* start *

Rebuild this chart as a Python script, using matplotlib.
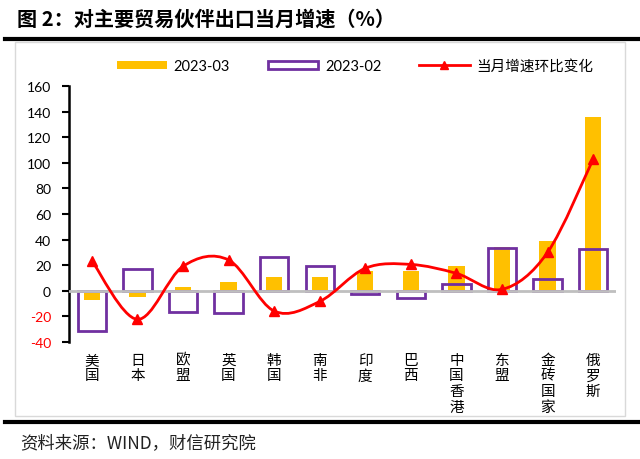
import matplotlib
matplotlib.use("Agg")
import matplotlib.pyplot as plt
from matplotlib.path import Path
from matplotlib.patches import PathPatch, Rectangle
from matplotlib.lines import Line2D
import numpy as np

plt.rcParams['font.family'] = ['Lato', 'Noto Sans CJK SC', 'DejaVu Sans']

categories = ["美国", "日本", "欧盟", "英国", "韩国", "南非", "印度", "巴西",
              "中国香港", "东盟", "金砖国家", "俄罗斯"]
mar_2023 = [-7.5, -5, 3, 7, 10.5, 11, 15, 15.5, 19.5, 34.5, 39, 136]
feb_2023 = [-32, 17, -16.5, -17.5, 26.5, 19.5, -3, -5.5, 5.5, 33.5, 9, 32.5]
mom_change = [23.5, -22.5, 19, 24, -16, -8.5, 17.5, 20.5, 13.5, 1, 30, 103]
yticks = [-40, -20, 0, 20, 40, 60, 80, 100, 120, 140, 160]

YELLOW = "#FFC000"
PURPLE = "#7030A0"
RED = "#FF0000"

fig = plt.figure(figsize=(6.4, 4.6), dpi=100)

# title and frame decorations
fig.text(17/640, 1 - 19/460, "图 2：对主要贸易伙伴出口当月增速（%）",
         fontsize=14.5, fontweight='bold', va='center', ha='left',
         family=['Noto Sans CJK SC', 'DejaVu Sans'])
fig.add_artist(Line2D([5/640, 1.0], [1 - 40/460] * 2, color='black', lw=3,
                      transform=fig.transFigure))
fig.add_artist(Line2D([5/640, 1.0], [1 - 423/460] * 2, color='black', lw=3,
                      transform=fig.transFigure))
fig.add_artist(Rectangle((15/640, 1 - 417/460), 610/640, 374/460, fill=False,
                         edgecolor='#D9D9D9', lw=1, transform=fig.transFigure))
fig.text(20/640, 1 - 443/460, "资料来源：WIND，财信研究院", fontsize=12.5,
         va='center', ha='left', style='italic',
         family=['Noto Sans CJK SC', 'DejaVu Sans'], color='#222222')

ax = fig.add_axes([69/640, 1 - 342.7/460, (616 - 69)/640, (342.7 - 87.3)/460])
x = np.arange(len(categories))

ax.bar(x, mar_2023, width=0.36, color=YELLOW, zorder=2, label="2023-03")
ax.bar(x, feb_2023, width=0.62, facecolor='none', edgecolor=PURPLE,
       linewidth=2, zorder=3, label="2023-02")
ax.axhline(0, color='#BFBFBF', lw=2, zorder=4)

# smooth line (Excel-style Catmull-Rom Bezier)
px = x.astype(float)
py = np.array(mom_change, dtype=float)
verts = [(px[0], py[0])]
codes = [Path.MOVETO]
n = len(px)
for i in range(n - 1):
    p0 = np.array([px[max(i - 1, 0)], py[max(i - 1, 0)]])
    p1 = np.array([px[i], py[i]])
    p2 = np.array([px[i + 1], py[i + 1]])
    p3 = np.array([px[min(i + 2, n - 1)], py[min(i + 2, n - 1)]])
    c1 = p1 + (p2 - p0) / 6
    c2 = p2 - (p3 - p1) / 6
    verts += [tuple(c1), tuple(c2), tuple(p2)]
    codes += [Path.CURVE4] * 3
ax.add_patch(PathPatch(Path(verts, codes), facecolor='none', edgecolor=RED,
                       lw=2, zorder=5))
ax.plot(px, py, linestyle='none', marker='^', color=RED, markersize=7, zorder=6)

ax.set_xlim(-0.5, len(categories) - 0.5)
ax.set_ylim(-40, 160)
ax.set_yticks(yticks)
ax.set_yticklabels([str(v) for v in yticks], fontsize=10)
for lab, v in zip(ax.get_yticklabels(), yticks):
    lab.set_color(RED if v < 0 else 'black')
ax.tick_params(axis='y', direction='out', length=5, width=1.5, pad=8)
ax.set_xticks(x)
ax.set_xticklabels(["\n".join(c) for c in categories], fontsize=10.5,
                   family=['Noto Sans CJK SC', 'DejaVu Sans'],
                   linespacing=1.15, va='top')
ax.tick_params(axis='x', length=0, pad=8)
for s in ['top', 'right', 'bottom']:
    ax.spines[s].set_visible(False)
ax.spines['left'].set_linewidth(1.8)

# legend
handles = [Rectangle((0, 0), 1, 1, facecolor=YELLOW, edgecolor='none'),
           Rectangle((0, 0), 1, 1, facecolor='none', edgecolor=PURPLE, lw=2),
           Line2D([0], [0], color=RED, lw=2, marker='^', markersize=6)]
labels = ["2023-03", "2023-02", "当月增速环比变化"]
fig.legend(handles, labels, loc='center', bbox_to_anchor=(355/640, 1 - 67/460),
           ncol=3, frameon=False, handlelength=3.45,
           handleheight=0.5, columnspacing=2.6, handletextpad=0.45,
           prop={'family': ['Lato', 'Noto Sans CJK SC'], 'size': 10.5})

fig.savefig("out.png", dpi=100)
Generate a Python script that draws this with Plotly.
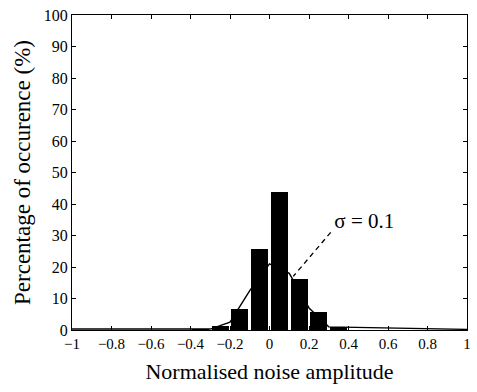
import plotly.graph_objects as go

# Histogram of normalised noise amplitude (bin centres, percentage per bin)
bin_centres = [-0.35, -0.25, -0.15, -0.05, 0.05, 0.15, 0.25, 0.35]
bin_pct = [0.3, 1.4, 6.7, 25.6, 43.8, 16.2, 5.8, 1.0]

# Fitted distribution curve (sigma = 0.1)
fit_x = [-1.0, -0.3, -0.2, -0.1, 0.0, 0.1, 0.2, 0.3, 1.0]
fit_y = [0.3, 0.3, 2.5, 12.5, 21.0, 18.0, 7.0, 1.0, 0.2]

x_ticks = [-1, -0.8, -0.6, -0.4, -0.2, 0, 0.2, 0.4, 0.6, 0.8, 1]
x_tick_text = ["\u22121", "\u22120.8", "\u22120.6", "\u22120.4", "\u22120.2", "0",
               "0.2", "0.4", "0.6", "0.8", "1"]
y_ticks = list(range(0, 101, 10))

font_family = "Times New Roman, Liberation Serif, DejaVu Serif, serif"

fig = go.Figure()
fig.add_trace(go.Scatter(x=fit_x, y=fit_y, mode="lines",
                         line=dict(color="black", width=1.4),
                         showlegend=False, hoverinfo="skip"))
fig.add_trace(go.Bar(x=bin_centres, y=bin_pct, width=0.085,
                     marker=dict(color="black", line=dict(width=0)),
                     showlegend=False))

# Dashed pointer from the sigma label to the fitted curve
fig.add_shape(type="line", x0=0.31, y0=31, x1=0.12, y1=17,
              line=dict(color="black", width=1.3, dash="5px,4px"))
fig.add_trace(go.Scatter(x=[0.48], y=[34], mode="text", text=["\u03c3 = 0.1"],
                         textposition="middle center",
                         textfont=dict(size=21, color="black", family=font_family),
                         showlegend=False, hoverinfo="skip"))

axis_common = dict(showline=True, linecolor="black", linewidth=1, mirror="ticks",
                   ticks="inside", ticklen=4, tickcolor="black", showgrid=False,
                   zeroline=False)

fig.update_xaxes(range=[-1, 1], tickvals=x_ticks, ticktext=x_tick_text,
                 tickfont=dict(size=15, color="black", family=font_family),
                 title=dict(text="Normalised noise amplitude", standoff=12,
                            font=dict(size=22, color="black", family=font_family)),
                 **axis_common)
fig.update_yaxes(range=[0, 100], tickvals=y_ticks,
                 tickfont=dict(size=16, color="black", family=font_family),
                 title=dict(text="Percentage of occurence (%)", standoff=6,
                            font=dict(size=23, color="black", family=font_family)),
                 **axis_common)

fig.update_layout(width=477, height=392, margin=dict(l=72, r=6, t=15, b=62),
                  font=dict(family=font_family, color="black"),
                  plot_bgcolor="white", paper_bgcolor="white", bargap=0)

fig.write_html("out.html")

* end *

Write out every record above exactly as it stands, but leave out the pictures.

Rebuild this chart as a Python script, using matplotlib.
import matplotlib
matplotlib.use("Agg")
import matplotlib.pyplot as plt
from matplotlib.path import Path
from matplotlib.patches import PathPatch, Rectangle
from matplotlib.lines import Line2D
import numpy as np

plt.rcParams['font.family'] = ['Lato', 'Noto Sans CJK SC', 'DejaVu Sans']

categories = ["美国", "日本", "欧盟", "英国", "韩国", "南非", "印度", "巴西",
              "中国香港", "东盟", "金砖国家", "俄罗斯"]
mar_2023 = [-7.5, -5, 3, 7, 10.5, 11, 15, 15.5, 19.5, 34.5, 39, 136]
feb_2023 = [-32, 17, -16.5, -17.5, 26.5, 19.5, -3, -5.5, 5.5, 33.5, 9, 32.5]
mom_change = [23.5, -22.5, 19, 24, -16, -8.5, 17.5, 20.5, 13.5, 1, 30, 103]
yticks = [-40, -20, 0, 20, 40, 60, 80, 100, 120, 140, 160]

YELLOW = "#FFC000"
PURPLE = "#7030A0"
RED = "#FF0000"

fig = plt.figure(figsize=(6.4, 4.6), dpi=100)

# title and frame decorations
fig.text(17/640, 1 - 19/460, "图 2：对主要贸易伙伴出口当月增速（%）",
         fontsize=14.5, fontweight='bold', va='center', ha='left',
         family=['Noto Sans CJK SC', 'DejaVu Sans'])
fig.add_artist(Line2D([5/640, 1.0], [1 - 40/460] * 2, color='black', lw=3,
                      transform=fig.transFigure))
fig.add_artist(Line2D([5/640, 1.0], [1 - 423/460] * 2, color='black', lw=3,
                      transform=fig.transFigure))
fig.add_artist(Rectangle((15/640, 1 - 417/460), 610/640, 374/460, fill=False,
                         edgecolor='#D9D9D9', lw=1, transform=fig.transFigure))
fig.text(20/640, 1 - 443/460, "资料来源：WIND，财信研究院", fontsize=12.5,
         va='center', ha='left', style='italic',
         family=['Noto Sans CJK SC', 'DejaVu Sans'], color='#222222')

ax = fig.add_axes([69/640, 1 - 342.7/460, (616 - 69)/640, (342.7 - 87.3)/460])
x = np.arange(len(categories))

ax.bar(x, mar_2023, width=0.36, color=YELLOW, zorder=2, label="2023-03")
ax.bar(x, feb_2023, width=0.62, facecolor='none', edgecolor=PURPLE,
       linewidth=2, zorder=3, label="2023-02")
ax.axhline(0, color='#BFBFBF', lw=2, zorder=4)

# smooth line (Excel-style Catmull-Rom Bezier)
px = x.astype(float)
py = np.array(mom_change, dtype=float)
verts = [(px[0], py[0])]
codes = [Path.MOVETO]
n = len(px)
for i in range(n - 1):
    p0 = np.array([px[max(i - 1, 0)], py[max(i - 1, 0)]])
    p1 = np.array([px[i], py[i]])
    p2 = np.array([px[i + 1], py[i + 1]])
    p3 = np.array([px[min(i + 2, n - 1)], py[min(i + 2, n - 1)]])
    c1 = p1 + (p2 - p0) / 6
    c2 = p2 - (p3 - p1) / 6
    verts += [tuple(c1), tuple(c2), tuple(p2)]
    codes += [Path.CURVE4] * 3
ax.add_patch(PathPatch(Path(verts, codes), facecolor='none', edgecolor=RED,
                       lw=2, zorder=5))
ax.plot(px, py, linestyle='none', marker='^', color=RED, markersize=7, zorder=6)

ax.set_xlim(-0.5, len(categories) - 0.5)
ax.set_ylim(-40, 160)
ax.set_yticks(yticks)
ax.set_yticklabels([str(v) for v in yticks], fontsize=10)
for lab, v in zip(ax.get_yticklabels(), yticks):
    lab.set_color(RED if v < 0 else 'black')
ax.tick_params(axis='y', direction='out', length=5, width=1.5, pad=8)
ax.set_xticks(x)
ax.set_xticklabels(["\n".join(c) for c in categories], fontsize=10.5,
                   family=['Noto Sans CJK SC', 'DejaVu Sans'],
                   linespacing=1.15, va='top')
ax.tick_params(axis='x', length=0, pad=8)
for s in ['top', 'right', 'bottom']:
    ax.spines[s].set_visible(False)
ax.spines['left'].set_linewidth(1.8)

# legend
handles = [Rectangle((0, 0), 1, 1, facecolor=YELLOW, edgecolor='none'),
           Rectangle((0, 0), 1, 1, facecolor='none', edgecolor=PURPLE, lw=2),
           Line2D([0], [0], color=RED, lw=2, marker='^', markersize=6)]
labels = ["2023-03", "2023-02", "当月增速环比变化"]
fig.legend(handles, labels, loc='center', bbox_to_anchor=(355/640, 1 - 67/460),
           ncol=3, frameon=False, handlelength=3.45,
           handleheight=0.5, columnspacing=2.6, handletextpad=0.45,
           prop={'family': ['Lato', 'Noto Sans CJK SC'], 'size': 10.5})

fig.savefig("out.png", dpi=100)
Generate a Python script that draws this with Plotly.
import plotly.graph_objects as go

# Histogram of normalised noise amplitude (bin centres, percentage per bin)
bin_centres = [-0.35, -0.25, -0.15, -0.05, 0.05, 0.15, 0.25, 0.35]
bin_pct = [0.3, 1.4, 6.7, 25.6, 43.8, 16.2, 5.8, 1.0]

# Fitted distribution curve (sigma = 0.1)
fit_x = [-1.0, -0.3, -0.2, -0.1, 0.0, 0.1, 0.2, 0.3, 1.0]
fit_y = [0.3, 0.3, 2.5, 12.5, 21.0, 18.0, 7.0, 1.0, 0.2]

x_ticks = [-1, -0.8, -0.6, -0.4, -0.2, 0, 0.2, 0.4, 0.6, 0.8, 1]
x_tick_text = ["\u22121", "\u22120.8", "\u22120.6", "\u22120.4", "\u22120.2", "0",
               "0.2", "0.4", "0.6", "0.8", "1"]
y_ticks = list(range(0, 101, 10))

font_family = "Times New Roman, Liberation Serif, DejaVu Serif, serif"

fig = go.Figure()
fig.add_trace(go.Scatter(x=fit_x, y=fit_y, mode="lines",
                         line=dict(color="black", width=1.4),
                         showlegend=False, hoverinfo="skip"))
fig.add_trace(go.Bar(x=bin_centres, y=bin_pct, width=0.085,
                     marker=dict(color="black", line=dict(width=0)),
                     showlegend=False))

# Dashed pointer from the sigma label to the fitted curve
fig.add_shape(type="line", x0=0.31, y0=31, x1=0.12, y1=17,
              line=dict(color="black", width=1.3, dash="5px,4px"))
fig.add_trace(go.Scatter(x=[0.48], y=[34], mode="text", text=["\u03c3 = 0.1"],
                         textposition="middle center",
                         textfont=dict(size=21, color="black", family=font_family),
                         showlegend=False, hoverinfo="skip"))

axis_common = dict(showline=True, linecolor="black", linewidth=1, mirror="ticks",
                   ticks="inside", ticklen=4, tickcolor="black", showgrid=False,
                   zeroline=False)

fig.update_xaxes(range=[-1, 1], tickvals=x_ticks, ticktext=x_tick_text,
                 tickfont=dict(size=15, color="black", family=font_family),
                 title=dict(text="Normalised noise amplitude", standoff=12,
                            font=dict(size=22, color="black", family=font_family)),
                 **axis_common)
fig.update_yaxes(range=[0, 100], tickvals=y_ticks,
                 tickfont=dict(size=16, color="black", family=font_family),
                 title=dict(text="Percentage of occurence (%)", standoff=6,
                            font=dict(size=23, color="black", family=font_family)),
                 **axis_common)

fig.update_layout(width=477, height=392, margin=dict(l=72, r=6, t=15, b=62),
                  font=dict(family=font_family, color="black"),
                  plot_bgcolor="white", paper_bgcolor="white", bargap=0)

fig.write_html("out.html")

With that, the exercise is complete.